Washington - Edward William Brooke, the first African- American popularly elected to the US Senate, was given Congress' highest award on Wednesday. President Barack Obama, who broke the highest glass ceiling for African Americans by capturing the presidency last year, said it was Brooke who blazed a trail that he and other black politicians followed.
Brooke, 90, was "a man who has spent his life breaking barriers and bridging divides across this country," Obama said at a ceremony awarding him the Congressional Gold Medal on Capitol Hill.
Brooke, who grew up in an era of segregation in Washington, was elected to the Senate in 1966 by Massachusetts voters and remained in the chamber until 1975. A Republican, Brooke earlier served as Massachusetts' first African American attorney general.

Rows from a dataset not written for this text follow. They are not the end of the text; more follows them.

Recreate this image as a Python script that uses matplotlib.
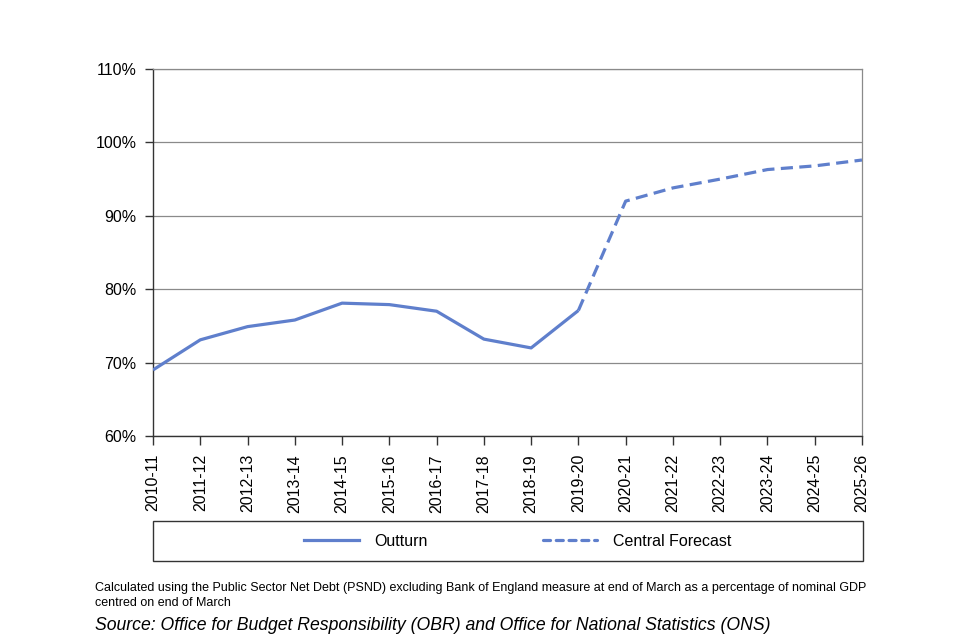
import matplotlib
matplotlib.use('Agg')
import matplotlib.pyplot as plt
from matplotlib.patches import Rectangle
from matplotlib.lines import Line2D
from matplotlib.ticker import FuncFormatter

plt.rcParams['font.family'] = ['Liberation Sans', 'DejaVu Sans']

# -------------------------
# Data (PSND ex BoE, % of GDP)
# -------------------------
years = ["2010-11", "2011-12", "2012-13", "2013-14", "2014-15", "2015-16",
         "2016-17", "2017-18", "2018-19", "2019-20", "2020-21", "2021-22",
         "2022-23", "2023-24", "2024-25", "2025-26"]
outturn = [69.0, 73.1, 74.9, 75.8, 78.1, 77.9, 77.0, 73.2, 72.0, 77.1]
forecast = [77.1, 92.0, 93.8, 95.0, 96.3, 96.8, 97.6]

BLUE = "#5f7fcc"

fig = plt.figure(figsize=(9.6, 6.4), dpi=100)
ax = fig.add_axes([153/960, 1-436/640, (862-153)/960, (436-69)/640])

x_out = list(range(len(outturn)))
x_fc = list(range(len(outturn)-1, len(outturn)-1+len(forecast)))

ax.plot(x_out, outturn, color=BLUE, lw=2.3, solid_capstyle="butt", zorder=3)
fc_line, = ax.plot(x_fc, forecast, color=BLUE, lw=2.3, zorder=3)
fc_line.set_dashes((3.8, 2.0))

ax.set_xlim(0, len(years)-1)
ax.set_ylim(60, 110)
ax.set_yticks(range(60, 111, 10))
ax.yaxis.set_major_formatter(FuncFormatter(lambda v, p: f"{v:.0f}%"))
ax.set_xticks(range(len(years)))
ax.set_xticklabels(years, rotation=90)

ax.grid(axis="y", color="#8a8a8a", lw=0.9)
ax.set_axisbelow(True)
for s in ["top", "right"]:
    ax.spines[s].set_color("#8a8a8a")
    ax.spines[s].set_linewidth(0.9)
for s in ["left", "bottom"]:
    ax.spines[s].set_color("#333333")
    ax.spines[s].set_linewidth(1.0)

ax.tick_params(axis="y", length=6, width=1, color="#333333", pad=6, labelsize=11.5)
ax.tick_params(axis="x", length=6.5, width=1, color="#333333", pad=6.5, labelsize=11.5)

# -------------------------
# Legend in a box spanning plot width
# -------------------------
fig.patches.append(Rectangle((153/960, 1-561/640), (863-153)/960, 40/640,
                             transform=fig.transFigure, fill=False,
                             edgecolor="#333333", lw=1.0))
h1 = Line2D([], [], color=BLUE, lw=2.3)
h2 = Line2D([], [], color=BLUE, lw=2.3, dashes=(2.2, 1.8),
            dash_capstyle="round")
fig.legend([h1, h2], ["Outturn", "Central Forecast"], loc="center",
           bbox_to_anchor=(518/960, 1-541/640), ncol=2, frameon=False,
           fontsize=11.5, handlelength=3.4, handletextpad=1.0,
           columnspacing=7.2)

# -------------------------
# Notes
# -------------------------
fig.text(95/960, 1-588/640,
         "Calculated using the Public Sector Net Debt (PSND) excluding Bank of England measure at end of March as a percentage of nominal GDP",
         fontsize=9.0, va="center", ha="left")
fig.text(95/960, 1-603/640, "centred on end of March",
         fontsize=9.0, va="center", ha="left")
fig.text(95/960, 1-626/640,
         "Source: Office for Budget Responsibility (OBR) and Office for National Statistics (ONS)",
         fontsize=12.7, style="italic", va="center", ha="left")

fig.savefig("out.png", dpi=100)
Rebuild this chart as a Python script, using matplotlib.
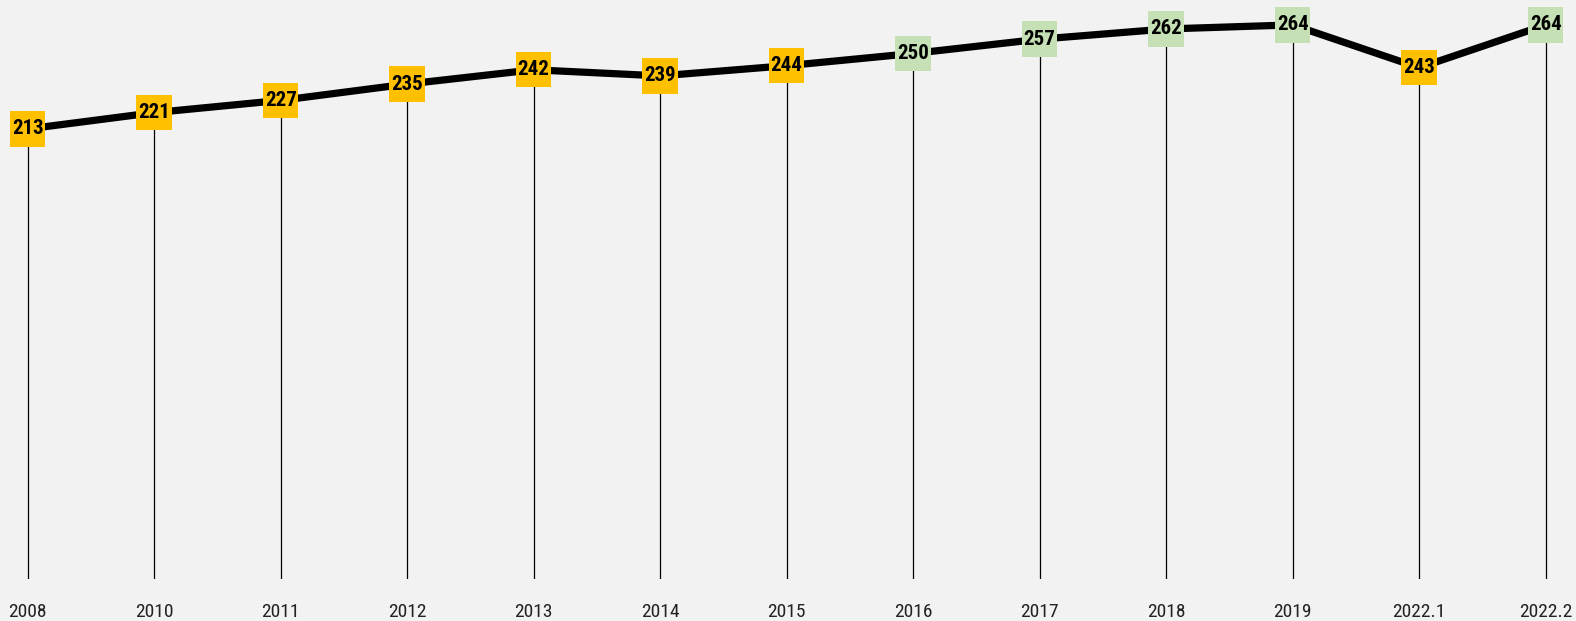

Former president George W Bush in 2004 awarded Brooke the Presidential Medal of Freedom, the country's highest civilian honor.
Brooke spent much of his Senate career seeking more equality for minorities in the United States, but he was also respected for taking a moderate approach that sometimes put him at odds with other African-American politicians.
Brooke declined to join the Congressional Black Caucus when it was founded in 1971. But he was instrumental in convincing his Senate colleagues to designate Martin Luther King Jr's birthday a national holiday, after the civil rights leader's assassination in 1968.